Set down each line of the data below exactly as it stands, dropping the pictures.

## START

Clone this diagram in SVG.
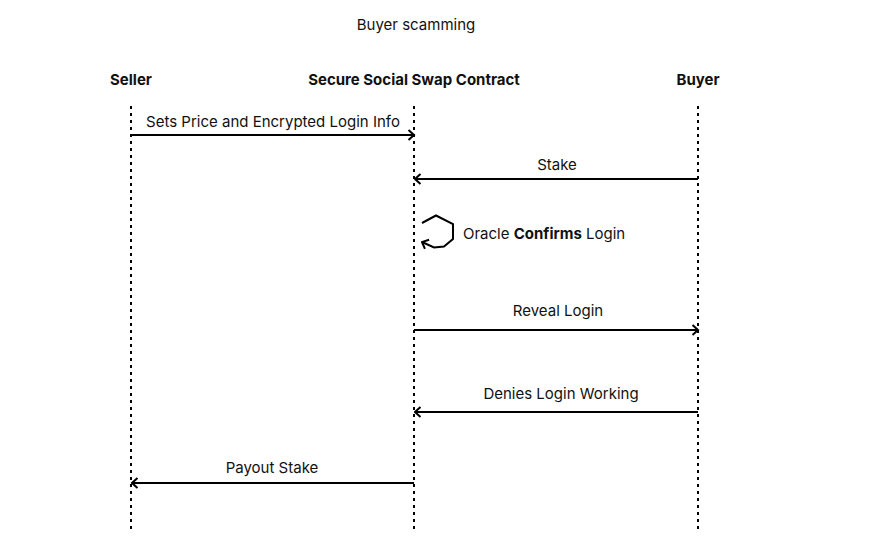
<svg xmlns="http://www.w3.org/2000/svg" width="869" height="554" viewBox="0 0 869 554">
<defs>
<marker id="ah" viewBox="0 0 12 12" refX="10.5" refY="6" markerWidth="12" markerHeight="12" markerUnits="userSpaceOnUse" orient="auto-start-reverse">
<path d="M5,1 L10.5,6 L5,11" fill="none" stroke="#000" stroke-width="2"/>
</marker>
<style>
text{font-family:Inter,"Liberation Sans",sans-serif;font-size:15px;fill:#111}
.h{font-weight:bold;text-anchor:middle}
.l{text-anchor:middle}
.life{stroke:#000;stroke-width:2;stroke-dasharray:3 4;fill:none}
.msg{stroke:#000;stroke-width:2;fill:none;marker-end:url(#ah)}
</style>
</defs>
<rect width="869" height="554" fill="#fff"/>
<text x="416" y="30" class="l">Buyer scamming</text>
<g id="seller"><text x="131" y="85" class="h">Seller</text><line x1="131" y1="106" x2="131" y2="533" class="life"/></g>
<g id="contract"><text x="414" y="85" class="h">Secure Social Swap Contract</text><line x1="414" y1="106" x2="414" y2="533" class="life"/></g>
<g id="buyer"><text x="698" y="85" class="h">Buyer</text><line x1="698" y1="106" x2="698" y2="533" class="life"/></g>
<g id="connectors">
<line x1="131" y1="135" x2="414" y2="135" class="msg"/>
<text x="273" y="127" class="l">Sets Price and Encrypted Login Info</text>
<line x1="698" y1="179" x2="415" y2="179" class="msg"/>
<text x="557" y="170" class="l">Stake</text>
<path d="M422,223 L436,215.5 L453,224 L453,239 L444,246.5 L434,247.5 L422,242" class="msg"/>
<text x="463" y="239">Oracle <tspan font-weight="bold">Confirms</tspan> Login</text>
<line x1="414" y1="330" x2="698" y2="330" class="msg"/>
<text x="558" y="316" class="l">Reveal Login</text>
<line x1="698" y1="412" x2="415" y2="412" class="msg"/>
<text x="561" y="399" class="l">Denies Login Working</text>
<line x1="414" y1="483" x2="132" y2="483" class="msg"/>
<text x="272" y="473" class="l">Payout Stake</text>
</g>
</svg>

## END

◆ EXERCISE RESULT ◆
Clone this diagram in SVG.
<svg xmlns="http://www.w3.org/2000/svg" width="869" height="554" viewBox="0 0 869 554">
<defs>
<marker id="ah" viewBox="0 0 12 12" refX="10.5" refY="6" markerWidth="12" markerHeight="12" markerUnits="userSpaceOnUse" orient="auto-start-reverse">
<path d="M5,1 L10.5,6 L5,11" fill="none" stroke="#000" stroke-width="2"/>
</marker>
<style>
text{font-family:Inter,"Liberation Sans",sans-serif;font-size:15px;fill:#111}
.h{font-weight:bold;text-anchor:middle}
.l{text-anchor:middle}
.life{stroke:#000;stroke-width:2;stroke-dasharray:3 4;fill:none}
.msg{stroke:#000;stroke-width:2;fill:none;marker-end:url(#ah)}
</style>
</defs>
<rect width="869" height="554" fill="#fff"/>
<text x="416" y="30" class="l">Buyer scamming</text>
<g id="seller"><text x="131" y="85" class="h">Seller</text><line x1="131" y1="106" x2="131" y2="533" class="life"/></g>
<g id="contract"><text x="414" y="85" class="h">Secure Social Swap Contract</text><line x1="414" y1="106" x2="414" y2="533" class="life"/></g>
<g id="buyer"><text x="698" y="85" class="h">Buyer</text><line x1="698" y1="106" x2="698" y2="533" class="life"/></g>
<g id="connectors">
<line x1="131" y1="135" x2="414" y2="135" class="msg"/>
<text x="273" y="127" class="l">Sets Price and Encrypted Login Info</text>
<line x1="698" y1="179" x2="415" y2="179" class="msg"/>
<text x="557" y="170" class="l">Stake</text>
<path d="M422,223 L436,215.5 L453,224 L453,239 L444,246.5 L434,247.5 L422,242" class="msg"/>
<text x="463" y="239">Oracle <tspan font-weight="bold">Confirms</tspan> Login</text>
<line x1="414" y1="330" x2="698" y2="330" class="msg"/>
<text x="558" y="316" class="l">Reveal Login</text>
<line x1="698" y1="412" x2="415" y2="412" class="msg"/>
<text x="561" y="399" class="l">Denies Login Working</text>
<line x1="414" y1="483" x2="132" y2="483" class="msg"/>
<text x="272" y="473" class="l">Payout Stake</text>
</g>
</svg>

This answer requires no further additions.